Hope is still on steroids and has been since the rejection beast was diagnosed back in January. Our team uses a long term taper after high dose steroids to gradually wean away in hopes of keeping the rejection at bay. Her prograf dose (antirejection medication) is increased to a high level in order to give more assurance of taming the beast. All seemed to be progressing nicely. Her labs were normal. We decided to plan a much needed road trip to our favorite place on the planet, to decompress and relax as a family after a long year. Our team gave us their blessing to go, as long as things remained stable...

Hope had a liver biopsy last week to further confirm that she is in rejection again. Her team was feeling confident that rejection is what we were looking at given her abnormal liver tests. They explained we would do another high dose steroids by IV in the hospital, and add a second medication to help fight along with the prograf, since Hope cannot continue to remain on steroids long term. Steroids are too dangerous. The team hoped we could do the steroids, add a second daily medication, and then be on our way for our road trip. Only now, she has been anemic. Her blood clot time is slightly elevated. And her Epstein Barr viral load (EBV) is not decreasing. Instead of getting a call for hospital admission the day following biopsy, our team called to say the results were still pending.
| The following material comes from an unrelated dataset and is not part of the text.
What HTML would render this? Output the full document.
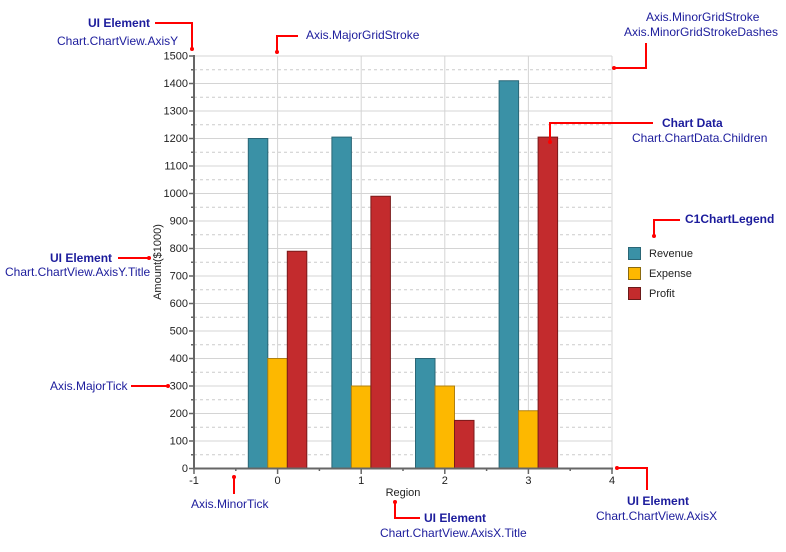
<!DOCTYPE html>
<html><head><meta charset="utf-8"><style>
html,body{margin:0;padding:0;background:#fff;}
svg{display:block;font-family:"Liberation Sans",sans-serif;}
.a{fill:#1c1c9c;font-size:12px;}
.b{fill:#1c1c9c;font-size:12px;font-weight:bold;}
.t{fill:#222;font-size:11px;}
.r{stroke:#f00;stroke-width:2;fill:none;}
</style></head><body>
<svg width="786" height="552" viewBox="0 0 786 552">
<g stroke="#ccc" stroke-width="1" stroke-dasharray="3,3">
<line x1="194" x2="612" y1="454.75" y2="454.75"/><line x1="194" x2="612" y1="427.25" y2="427.25"/><line x1="194" x2="612" y1="399.75" y2="399.75"/><line x1="194" x2="612" y1="372.25" y2="372.25"/><line x1="194" x2="612" y1="344.75" y2="344.75"/><line x1="194" x2="612" y1="317.25" y2="317.25"/><line x1="194" x2="612" y1="289.75" y2="289.75"/><line x1="194" x2="612" y1="262.25" y2="262.25"/><line x1="194" x2="612" y1="234.75" y2="234.75"/><line x1="194" x2="612" y1="207.25" y2="207.25"/><line x1="194" x2="612" y1="179.75" y2="179.75"/><line x1="194" x2="612" y1="152.25" y2="152.25"/><line x1="194" x2="612" y1="124.75" y2="124.75"/><line x1="194" x2="612" y1="97.25" y2="97.25"/><line x1="194" x2="612" y1="69.75" y2="69.75"/>
</g>
<g stroke="#d4d4d4" stroke-width="1">
<line x1="194" x2="612" y1="441" y2="441"/><line x1="194" x2="612" y1="413.5" y2="413.5"/><line x1="194" x2="612" y1="386" y2="386"/><line x1="194" x2="612" y1="358.5" y2="358.5"/><line x1="194" x2="612" y1="331" y2="331"/><line x1="194" x2="612" y1="303.5" y2="303.5"/><line x1="194" x2="612" y1="276" y2="276"/><line x1="194" x2="612" y1="248.5" y2="248.5"/><line x1="194" x2="612" y1="221" y2="221"/><line x1="194" x2="612" y1="193.5" y2="193.5"/><line x1="194" x2="612" y1="166" y2="166"/><line x1="194" x2="612" y1="138.5" y2="138.5"/><line x1="194" x2="612" y1="111" y2="111"/><line x1="194" x2="612" y1="83.5" y2="83.5"/><line x1="194" x2="612" y1="56" y2="56"/>
<line x1="277.6" x2="277.6" y1="56" y2="468"/><line x1="361.2" x2="361.2" y1="56" y2="468"/><line x1="444.8" x2="444.8" y1="56" y2="468"/><line x1="528.4" x2="528.4" y1="56" y2="468"/><line x1="612" x2="612" y1="56" y2="468"/>
</g>
<g stroke-width="1">
<g fill="#3a91a6" stroke="#2a6676">
<rect x="248.3" y="138.5" width="19.5" height="330"/><rect x="331.9" y="137.1" width="19.5" height="331.4"/><rect x="415.5" y="358.5" width="19.5" height="110"/><rect x="499.1" y="80.75" width="19.5" height="387.75"/>
</g>
<g fill="#fdb800" stroke="#b08010">
<rect x="267.8" y="358.5" width="19.5" height="110"/><rect x="351.4" y="386" width="19.5" height="82.5"/><rect x="435" y="386" width="19.5" height="82.5"/><rect x="518.6" y="410.75" width="19.5" height="57.75"/>
</g>
<g fill="#c32b2d" stroke="#7a1a1a">
<rect x="287.3" y="251.25" width="19.5" height="217.25"/><rect x="370.9" y="196.25" width="19.5" height="272.25"/><rect x="454.5" y="420.4" width="19.5" height="48.1"/><rect x="538.1" y="137.1" width="19.5" height="331.4"/>
</g>
</g>
<g stroke="#666" stroke-width="2">
<line x1="194" x2="194" y1="55" y2="469"/><line x1="193" x2="613" y1="468.5" y2="468.5"/>
</g>
<g stroke="#666" stroke-width="1.5">
<line x1="189" x2="194" y1="441" y2="441"/><line x1="189" x2="194" y1="413.5" y2="413.5"/><line x1="189" x2="194" y1="386" y2="386"/><line x1="189" x2="194" y1="358.5" y2="358.5"/><line x1="189" x2="194" y1="331" y2="331"/><line x1="189" x2="194" y1="303.5" y2="303.5"/><line x1="189" x2="194" y1="276" y2="276"/><line x1="189" x2="194" y1="248.5" y2="248.5"/><line x1="189" x2="194" y1="221" y2="221"/><line x1="189" x2="194" y1="193.5" y2="193.5"/><line x1="189" x2="194" y1="166" y2="166"/><line x1="189" x2="194" y1="138.5" y2="138.5"/><line x1="189" x2="194" y1="111" y2="111"/><line x1="189" x2="194" y1="83.5" y2="83.5"/><line x1="189" x2="194" y1="56" y2="56"/><line x1="189" x2="194" y1="468.5" y2="468.5"/>
<line x1="191" x2="194" y1="454.75" y2="454.75"/><line x1="191" x2="194" y1="427.25" y2="427.25"/><line x1="191" x2="194" y1="399.75" y2="399.75"/><line x1="191" x2="194" y1="372.25" y2="372.25"/><line x1="191" x2="194" y1="344.75" y2="344.75"/><line x1="191" x2="194" y1="317.25" y2="317.25"/><line x1="191" x2="194" y1="289.75" y2="289.75"/><line x1="191" x2="194" y1="262.25" y2="262.25"/><line x1="191" x2="194" y1="234.75" y2="234.75"/><line x1="191" x2="194" y1="207.25" y2="207.25"/><line x1="191" x2="194" y1="179.75" y2="179.75"/><line x1="191" x2="194" y1="152.25" y2="152.25"/><line x1="191" x2="194" y1="124.75" y2="124.75"/><line x1="191" x2="194" y1="97.25" y2="97.25"/><line x1="191" x2="194" y1="69.75" y2="69.75"/>
<line x1="194" x2="194" y1="468" y2="474"/><line x1="277.6" x2="277.6" y1="468" y2="474"/><line x1="361.2" x2="361.2" y1="468" y2="474"/><line x1="444.8" x2="444.8" y1="468" y2="474"/><line x1="528.4" x2="528.4" y1="468" y2="474"/><line x1="612" x2="612" y1="468" y2="474"/>
<line x1="235.8" x2="235.8" y1="468" y2="471"/><line x1="319.4" x2="319.4" y1="468" y2="471"/><line x1="403" x2="403" y1="468" y2="471"/><line x1="486.6" x2="486.6" y1="468" y2="471"/><line x1="570.2" x2="570.2" y1="468" y2="471"/>
</g>
<g class="t" text-anchor="end">
<text x="188" y="472">0</text><text x="188" y="444.5">100</text><text x="188" y="417">200</text><text x="188" y="389.5">300</text><text x="188" y="362">400</text><text x="188" y="334.5">500</text><text x="188" y="307">600</text><text x="188" y="279.5">700</text><text x="188" y="252">800</text><text x="188" y="224.5">900</text><text x="188" y="197">1000</text><text x="188" y="169.5">1100</text><text x="188" y="142">1200</text><text x="188" y="114.5">1300</text><text x="188" y="87">1400</text><text x="188" y="59.5">1500</text>
</g>
<g class="t" text-anchor="middle">
<text x="194" y="484">-1</text><text x="277.6" y="484">0</text><text x="361.2" y="484">1</text><text x="444.8" y="484">2</text><text x="528.4" y="484">3</text><text x="612" y="484">4</text>
<text x="403" y="496">Region</text>
<text transform="translate(161,262) rotate(-90)">Amount($1000)</text>
</g>
<rect x="628.5" y="247.5" width="12" height="12" fill="#3a91a6" stroke="#2a6676"/>
<rect x="628.5" y="267.5" width="12" height="12" fill="#fdb800" stroke="#8a6a10"/>
<rect x="628.5" y="287.5" width="12" height="12" fill="#c32b2d" stroke="#6a1a1a"/>
<g class="t"><text x="649" y="257">Revenue</text><text x="649" y="277">Expense</text><text x="649" y="297">Profit</text></g>
<g class="r">
<polyline points="155,23 192,23 192,49"/>
<polyline points="298,36 277,36 277,52"/>
<polyline points="646,43 646,68 614,68"/>
<polyline points="653,123 550,123 550,142"/>
<polyline points="680,220 654,220 654,236"/>
<polyline points="118,258 148,258"/>
<polyline points="131,386 168,386"/>
<polyline points="234,477 234,494"/>
<polyline points="395,502 395,518 420,518"/>
<polyline points="617,468 647,468 647,490"/>
</g>
<g fill="#f00">
<circle cx="192" cy="49" r="2"/><circle cx="277" cy="52" r="2"/><circle cx="614" cy="68" r="2"/><circle cx="550" cy="142" r="2"/><circle cx="654" cy="236" r="2"/><circle cx="149" cy="258" r="2"/><circle cx="168" cy="386" r="2"/><circle cx="234" cy="477" r="2"/><circle cx="395" cy="502" r="2"/><circle cx="617" cy="468" r="2"/>
</g>
<text class="b" x="88" y="27">UI Element</text>
<text class="a" x="57" y="45">Chart.ChartView.AxisY</text>
<text class="a" x="306" y="39">Axis.MajorGridStroke</text>
<text class="a" x="646" y="21">Axis.MinorGridStroke</text>
<text class="a" x="624" y="36">Axis.MinorGridStrokeDashes</text>
<text class="b" x="662" y="127">Chart Data</text>
<text class="a" x="632" y="142">Chart.ChartData.Children</text>
<text class="b" x="685" y="223">C1ChartLegend</text>
<text class="b" x="50" y="262">UI Element</text>
<text class="a" x="5" y="276">Chart.ChartView.AxisY.Title</text>
<text class="a" x="50" y="390">Axis.MajorTick</text>
<text class="a" x="191" y="508">Axis.MinorTick</text>
<text class="b" x="424" y="522">UI Element</text>
<text class="a" x="380" y="537">Chart.ChartView.AxisX.Title</text>
<text class="b" x="627" y="505">UI Element</text>
<text class="a" x="596" y="520">Chart.ChartView.AxisX</text>
</svg>
</body></html>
Yesterday, they explained that yes, she does have mild rejection again, but they are also concerned that she has Epstein Barr hepatitis along with it. And the biopsy results for the hepatitis would not be ready until last night. This time, it is not a case of if she has EBV hepatitis, but how severe it is. Initially, they decided that a plan would be made today about treatment course. A few hours later, they called with a new plan. Because having both rejection and hepatitis is very complicated and delicate to treat, they decided that rather than have only two of Hope's doctors decide how to proceed they would rather have all of her doctors weigh in. That speaks volumes as the two doctors who would have made the decision include her head surgeon and one of the amazing liver doctors on our team.

Having both EBV hepatitis and rejection is a difficult place to be in. Treating EBV hepatitis includes lowering her dose of Prograf, giving antiviral, and IV immune boosters. Treating rejection includes further suppression of her immune system. These are completely opposite, incompatible treatment plans. Hope's team will decide which is more pressing to treat. By treating rejection, her EBV could ravage her body causing the dreaded PTLD (post transplant lymphoproliferative disorder which includes lymphoma). By treating EBV, her rejection could worsen and she could lose the very organ which has saved her life. It has become easy to fall into the slippery slope of constant worry.

Last night, as my BFF and I texted at 2:00 am, I realized that the worry was stealing my joy. Because I am allowing it to. The choice is mine. The reality is that there is no control over viruses which get into little bodies and replicate. There is nothing I can do to change the fact that Hope has these two battles going on inside her beautiful hero liver. Channeling my energy into something I cannot control is futile, and will suck me dry. My task, I think, is to put the worry aside. I know this is not easy. I am not a superhero or a saint. I am just an ordinary girl serving an extraordinary God. A God who continues to shower me with mercies and is patient with me as I learn and fail. So I will choose to try to put the worry aside. It is a choice I can make and put effort into. Instead of keeping my focus on the worry, I can keep my focus on the gift of today. The joy in today. The hope in today. And whether the time is short or long, I will treasure each and every moment I get with my sweet baby girl.

Wednesday, March 9, 2016

Two years ago....

Two years ago a precious baby girl entered the world.

She would go on to defy all odds.

She would go on to collect the hearts of those who know her.

She would go on to show that love is worth the risk.

How I hope and pray that her first mother knows her baby daughter is alive.

That there was hope.

That she will always be cherished forever.

And that her baby girl has changed the world for the better.